Agriculture subsidies have soared to historic levels under Trump, but farm policy experts and watchdog groups say the payouts offer little value to taxpayers and come with almost no congressional oversight, reported Politico.
“It’s a big problem for agriculture because it’s not sustainable,” said Anne Schechinger, senior economics analyst at the nonprofit watchdog Environmental Working Group. “It’s really difficult once you’re giving farmers this much money to then take away those [payments].”
Direct farm aid is at an all-time high under Trump, up from $11.5 billion in 2017 to more than $32 billion this year, soaking up about two-thirds of the Department of Housing and Urban Development cost and more than the Agriculture Department’s $24 billion discretionary budget, according to a Politico analysis.

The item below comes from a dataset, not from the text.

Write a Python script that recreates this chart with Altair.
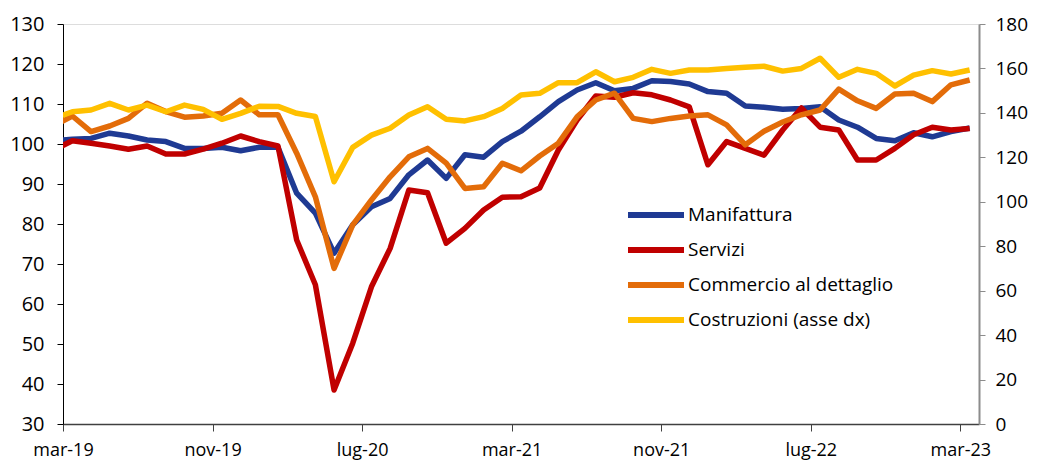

“It’s just, ‘Here’s your check,’" said Neil Hamilton, emeritus professor and former director of Drake University’s Agricultural Law Center. "There’s an incredible amount of trust that [farmers] will use it wisely. But at the end of the day, it’s your and my tax money. It’s not a crazy idea to ask what the public’s getting from this, or could the public expect more for it.”
The USDA started pumping out checks in mid-2018 to cover losses from Trump's tariff war with China, but the bailout has now gone past $23 billion over three years without ever being appropriated by Congress.
“The administration picked these trade fights promising agriculture that this would lead to some better world at some point,” Hamilton said. “Rather than suffering any consequence for the ill-conceived strategy, they just said, ‘Hey, let’s tap the bank. We’ll buy our way out of this.’”
Watchdogs suspect the president may be rewarding farmers and ranchers, who he considers some of his most loyal supporters, for personal political reasons.
“There’s definitely a connection between his supporters and the people who are getting the money from these huge payments,” Schechinger said. “I’m not going to say that he created [the trade bailout] to give money to his voters, because we can’t really prove that. But we do know that his base was largely in rural areas, and that is where this money has gone.”